Jawaban atas pertannyaan itu ia peroleh dari pergaulan dengan tokoh-tokoh pergerakan dan dari buku-buku yang dibaca pada waktu dia menjadi pelajar HBS di Surabaya. Waktu dia menjadi studen di sekolah teknik di Bandung, dalam pergaulan dan lektur itu hanya menambah dan menyuburkan yang telah tumbuh di Surabaya.
Bung Karno belajar dari tiap orang dan dari tiap buku. Dari tokoh-tokoh itu ada tiga orang paling menentukan di dalam pembentukan tujuan hidup Bung Karno, yaitu Haji Oemar Said Tjokroaminoto yang memberikan kepadanya api Islam dan menambahkan kepercayaan akan diri sendiri, pada tenaga dan kesanggupan sendiri; Dokter Cipto Mangunkusumo, yang menjalankan api nasionalisme dan memberi teladan untuk berkorban dengan rela; kemudian G Hartogh, gurunya sewaktu di HBS yang mengantarkan dia ke dunia sosialisme modern.
Jadi, masa pembentukan watak dan tujuan hidup telah ditempa sebelum usia 24 tahun.
Bung Karno dari ibu-bapaknya, dari para keluarganya yang akrab di dalam lingkungan rumah tangganya, menerima semangat religi, semangat kebatinan, rasa kesatuan dengan alam, cinta kasih kepada semua makhluk, terutama kepada yang menderita, aspirasi untuk menjadi satria yang membela keadilan. Aspirasi ini kemudian diperkuat oleh HOS Tjokroaminoto dan Dokter Cipto Mangunkusumo.

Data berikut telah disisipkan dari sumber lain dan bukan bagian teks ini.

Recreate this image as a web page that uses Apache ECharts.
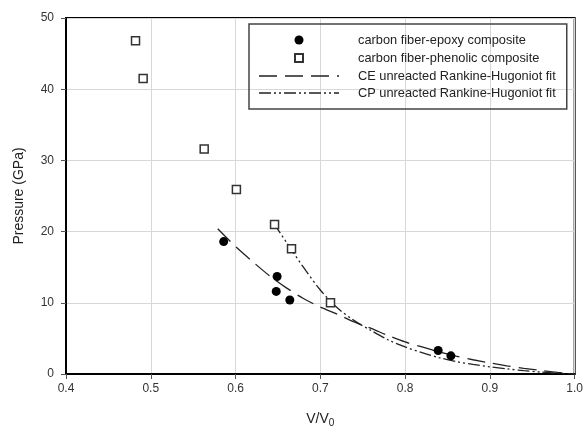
<!DOCTYPE html>
<html>
<head>
<meta charset="utf-8">
<script src="https://cdn.jsdelivr.net/npm/echarts@6/dist/echarts.min.js"></script>
<style>
  html,body{margin:0;padding:0;background:#fff;}
  #chart{width:586px;height:433px;}
</style>
</head>
<body>
<div id="chart"></div>
<script>
// measured points, V/V0 vs pressure (GPa)
var epoxyPts = [[0.586, 18.6], [0.649, 13.7], [0.648, 11.6], [0.664, 10.4], [0.839, 3.3], [0.854, 2.55]];
var phenolicPts = [[0.482, 46.8], [0.491, 41.5], [0.563, 31.6], [0.601, 25.9], [0.646, 21.0], [0.666, 17.6], [0.712, 10.0]];
// fit curves
var ceFitX = [0.579, 0.60, 0.62, 0.64, 0.66, 0.68, 0.70, 0.72, 0.74, 0.76, 0.78, 0.80, 0.82, 0.84, 0.86, 0.88, 0.90, 0.92, 0.94, 0.96, 0.98, 1.0];
var ceFitY = [20.4, 17.9, 15.8, 13.8, 12.1, 10.6, 9.4, 8.4, 7.3, 6.4, 5.4, 4.5, 3.8, 3.1, 2.5, 2.0, 1.55, 1.15, 0.8, 0.5, 0.22, 0];
var cpFitX = [0.645, 0.66, 0.68, 0.70, 0.72, 0.74, 0.76, 0.78, 0.80, 0.82, 0.84, 0.86, 0.88, 0.90, 0.92, 0.94, 0.96, 0.98, 1.0];
var cpFitY = [21.2, 18.5, 15.0, 11.8, 9.3, 7.5, 6.1, 4.8, 3.8, 3.0, 2.3, 1.75, 1.35, 1.0, 0.72, 0.47, 0.27, 0.11, 0];

var names = ['carbon fiber-epoxy composite', 'carbon fiber-phenolic composite',
             'CE unreacted Rankine-Hugoniot fit', 'CP unreacted Rankine-Hugoniot fit'];

function pairs(xs, ys){
  return xs.map(function(x, i){ return [x, ys[i]]; });
}

// legend icons: the leading moves pin the bounding box to the 80x14 item so the marks keep their size
function dashIcon(segs){
  var p = 'path://M0,0M80,14';
  segs.forEach(function(s){
    p += 'M' + s[0] + ',6.35L' + s[1] + ',6.35L' + s[1] + ',7.65L' + s[0] + ',7.65Z';
  });
  return p;
}
var dotIcon = 'path://M0,0M80,14M44.5,7A4.5,4.5,0,1,1,35.5,7A4.5,4.5,0,1,1,44.5,7Z';
var boxIcon = 'path://M0,0M80,14M36,3L44,3L44,11L36,11Z';
var ceIcon = dashIcon([[0, 18], [26, 44], [52, 70], [78, 80]]);
var cpIcon = dashIcon([[0, 12], [15, 17], [20, 22], [25, 37], [40, 42], [45, 47], [50, 62], [65, 67], [70, 72], [75, 80]]);

var font = "'Liberation Sans', Arial, sans-serif";
var chart = echarts.init(document.getElementById('chart'));
chart.setOption({
  animation: false,
  textStyle: {fontFamily: font},
  grid: {
    left: 66, right: 11, top: 18, bottom: 59,
    show: true, borderColor: '#000', borderWidth: 2
  },
  legend: {
    orient: 'vertical',
    left: 249, top: 24,
    padding: [9, 11, 9, 9],
    borderColor: '#444', borderWidth: 1.5,
    itemWidth: 80, itemHeight: 14, itemGap: 3,
    textStyle: {fontSize: 12.8, color: '#222', fontFamily: font, padding: [0, 0, 0, 14]},
    data: [
      {name: names[0], icon: dotIcon},
      {name: names[1], icon: boxIcon},
      {name: names[2], icon: ceIcon, itemStyle: {color: '#222', borderWidth: 0}},
      {name: names[3], icon: cpIcon, itemStyle: {color: '#222', borderWidth: 0}}
    ]
  },
  xAxis: {
    type: 'value', min: 0.4, max: 1.0, interval: 0.1,
    name: 'V/V{sub|0}',
    nameLocation: 'middle', nameGap: 36,
    nameTextStyle: {
      fontSize: 14, color: '#222',
      rich: {sub: {fontSize: 10, color: '#222', verticalAlign: 'bottom', padding: [8, 0, 0, 0]}}
    },
    axisLine: {lineStyle: {color: '#000', width: 2}},
    axisTick: {show: true, inside: false, length: 5, lineStyle: {color: '#555'}},
    axisLabel: {fontSize: 12, color: '#333', margin: 9, formatter: function(v){ return v.toFixed(1); }},
    splitLine: {show: true, lineStyle: {color: '#d8d8d8', width: 1}}
  },
  yAxis: {
    type: 'value', min: 0, max: 50, interval: 10,
    name: 'Pressure (GPa)',
    nameLocation: 'middle', nameGap: 40,
    nameTextStyle: {fontSize: 14, color: '#222'},
    axisLine: {show: true, lineStyle: {color: '#000', width: 2}},
    axisTick: {show: true, inside: false, length: 5, lineStyle: {color: '#555'}},
    axisLabel: {fontSize: 12, color: '#333', margin: 12},
    splitLine: {show: true, lineStyle: {color: '#d8d8d8', width: 1}}
  },
  series: [
    {
      name: names[0], type: 'scatter', symbol: 'circle', symbolSize: 9,
      itemStyle: {color: '#000', opacity: 1},
      data: epoxyPts, z: 4
    },
    {
      name: names[1], type: 'scatter', symbol: 'rect', symbolSize: 8,
      itemStyle: {color: '#fff', borderColor: '#333', borderWidth: 1.5, opacity: 1},
      data: phenolicPts, z: 5
    },
    {
      name: names[2], type: 'line', symbol: 'none', showSymbol: false, smooth: 0.3,
      lineStyle: {color: '#222', width: 1.3, type: [18, 8]},
      itemStyle: {color: '#222'},
      data: pairs(ceFitX, ceFitY), z: 3
    },
    {
      name: names[3], type: 'line', symbol: 'none', showSymbol: false, smooth: 0.3,
      lineStyle: {color: '#222', width: 1.3, type: [12, 3, 2, 3, 2, 3]},
      itemStyle: {color: '#222'},
      data: pairs(cpFitX, cpFitY), z: 3
    }
  ]
});
</script>
</body>
</html>
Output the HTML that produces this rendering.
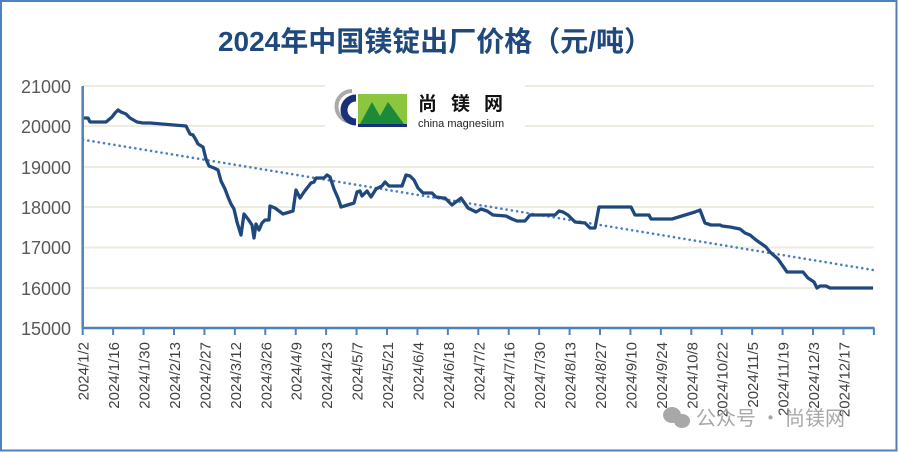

Bung Karno melihat dan mengalami masyarakat yang penuh pertentangan antara yang menjajah dan yang dijajah.
Melihat dan mendengar semangat zaman di dalam keyakinan para manusia dan di dalam organisasi-organisasi yang mewujudkan dirinya dengan tiga aspek. tiga wajah, trimurti : nasionalisme, Islam, dan sosialisme.
Semua itu merupakan akar bagi keyakinan hidupnya, keyakinan politiknya, keyakinan sosialnya, yang dimanifestasikan dengan suara dan tulisan, dengan cita-cita dan perbuatan. Bung Karno tahu, sumber penindasan dan kemelaratan umat manusia disebabkan tingkah laku kapitalisme dan imperialisme karena merekalah yang menikmati semua privilese atau hak istimewa. Karena itulah pandangan politiknya dapat dirumuskan dengan kalimat “dengan semangat dan jiwa persatuan, kita harus merobohkan hak istimewa untuk membangun kesatuan/kesamaan hak di Indonesia dan dunia”.
Bung Karno berusaha memanifestasikan rasa kesatuan itu, terutama sekali yang menjadi motor penggeraknya di segala aktivitas di lapangan politik nasional dan internasional. Rasa kesatuan dan kesamaan hak hanya bisa dibangun bila masyarakatnya di susun di atas dasar sosialisme Indonesia atau sosialisme Pancasila, yang akan membawa keadilan dan kemakmuran bagi setiap individu.
Sebagai warga dunia, Bung Karno pun menganjurkan supaya dunia ini ditumbuhi dengan rasa kesamaan dan kesatuan, yang merupakan puncak cita-citanya. Maka, diorganisasilah persatuan negara-negara yang anti-imperialisme, supaya bersatu dan bekerja sama untuk menumbun lautan imperialisme. Sebagai orang yang bangga menjadi bangsa dan punya negara Indonesia, Bung Karno menginginkan Indonesialah pelopor dan penganjur dalam perjuangan itu.